The Basement also offers local artists wall space for art displays and sales, with no entry fees and no commissions taken. Display space is available for up to three artists at a time on a first-come, first-served basis. RN&R photo editor David Robert has an exhibition of surrealistic images on the walls this month; artist Kim Paulsen displays abstract, impressionistic works on a wall next to Freshies restaurant.
“There is no middleman; you speak directly to the artist,” Paulsen said.
Since her show has been up, she has sold a painting each week. “It’s a nice venue for an artist,” she said. “… It’s great that the building is still here, only recycled.
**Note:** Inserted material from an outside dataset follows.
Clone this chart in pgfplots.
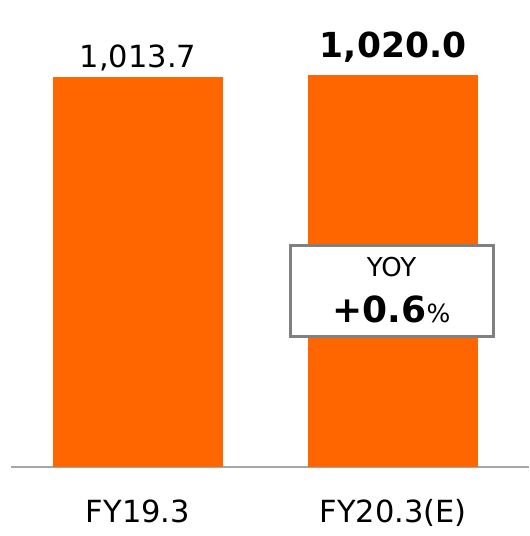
\documentclass[border=0pt]{standalone}
\usepackage{fontspec}
\setmainfont{DejaVu Sans}
\usepackage{pgfplots}
\pgfplotsset{compat=1.18}
\definecolor{barorange}{HTML}{FF6600}
\definecolor{axgray}{HTML}{A6A6A6}
\definecolor{boxgray}{HTML}{808080}
\begin{document}
\begin{tikzpicture}[x=1pt,y=1pt]
\begin{axis}[
  scale only axis,
  width=518pt, height=467pt,
  xmin=-0.498, xmax=1.533,
  ymin=0, ymax=1214,
  axis x line*=bottom,
  axis y line=none,
  x axis line style={draw=axgray, line width=1.5pt, -},
  xtick={0,1},
  xticklabels={FY19.3,FY20.3(E)},
  xtick style={draw=none},
  ytick=\empty,
  x tick label style={font=\fontsize{30.5}{34}\selectfont, yshift=-25pt},
  bar width=170pt,
  ybar, bar shift=0pt,
  clip=false,
  /pgf/number format/assume math mode=true,
]
\addplot[fill=barorange, draw=none,
  nodes near coords,
  every node near coord/.append style={font=\fontsize{30.5}{34}\selectfont, yshift=2pt},
  /pgf/number format/.cd, fixed, fixed zerofill, precision=1, 1000 sep={,}
] coordinates {(0,1013.7)};
\addplot[fill=barorange, draw=none,
  nodes near coords,
  every node near coord/.append style={font=\fontsize{34.5}{38}\selectfont\bfseries, yshift=9pt},
  /pgf/number format/.cd, fixed, fixed zerofill, precision=1, 1000 sep={,}
] coordinates {(1,1020.0)};
\node[draw=boxgray, line width=3pt, fill=white, minimum width=203pt, minimum height=91pt, inner sep=0pt] (yb) at (axis cs:0.994,457) {};
\node[font=\fontsize{26}{30}\selectfont] at ([yshift=24pt]yb.center) {YOY};
\node[anchor=base] at ([yshift=-31pt]yb.center) {\fontsize{36}{40}\selectfont\bfseries +0.6\fontsize{25}{30}\selectfont\mdseries\%};
\end{axis}
\path[use as bounding box] (-11pt,-69pt) rectangle (518pt,467pt);
\end{tikzpicture}
\end{document}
We need to keep history alive and not allow urban decay.”
She also values the creative community of businesses and customers: “You could spend all day here just relaxing, enjoying the textures. It’s attractive visually.”
The area has lots of nearby metered parking, and the Tahoe-Pyramid Bikeway is accessible on the north side of the building. The facility is dog-friendly.
Brooke Brumfield of Fior Partners, who frequently commutes from Verdi to Reno on her bicycle, sees The Basement as “the living room of downtown.
“It’s comfortable and warm, a great place to come after work for a snack or drink and a look around,” she said.
Other businesses in the space include: Beautiful Bearded Man barber shop; Maple Moon Coffee Company; The Helping Moon Crystal Shop; Craft Spirits and Food; Wide Canvas Kitchen and Bath Design; BBM Nail Lounge; Refresh Refillery and Gifts; Mo, Jo & Zoe, women’s clothing; and the Golden Owl Bookshop, which has children’s story times
The development of The Basement shop and restaurant area, as well as office rental space on upper floors, is designated as adaptive re-use of the historic building. At present, the second floor, encompassing 12,500 square feet of renovated office space, is available for lease. Details: Bernie Carter for information about office space at firstname.lastname@example.org or (775) 771-0334.
Editor’s note: This story has been corrected to fix Bernie Carter’s name, and to correct the name of Maple Moon Coffee Company.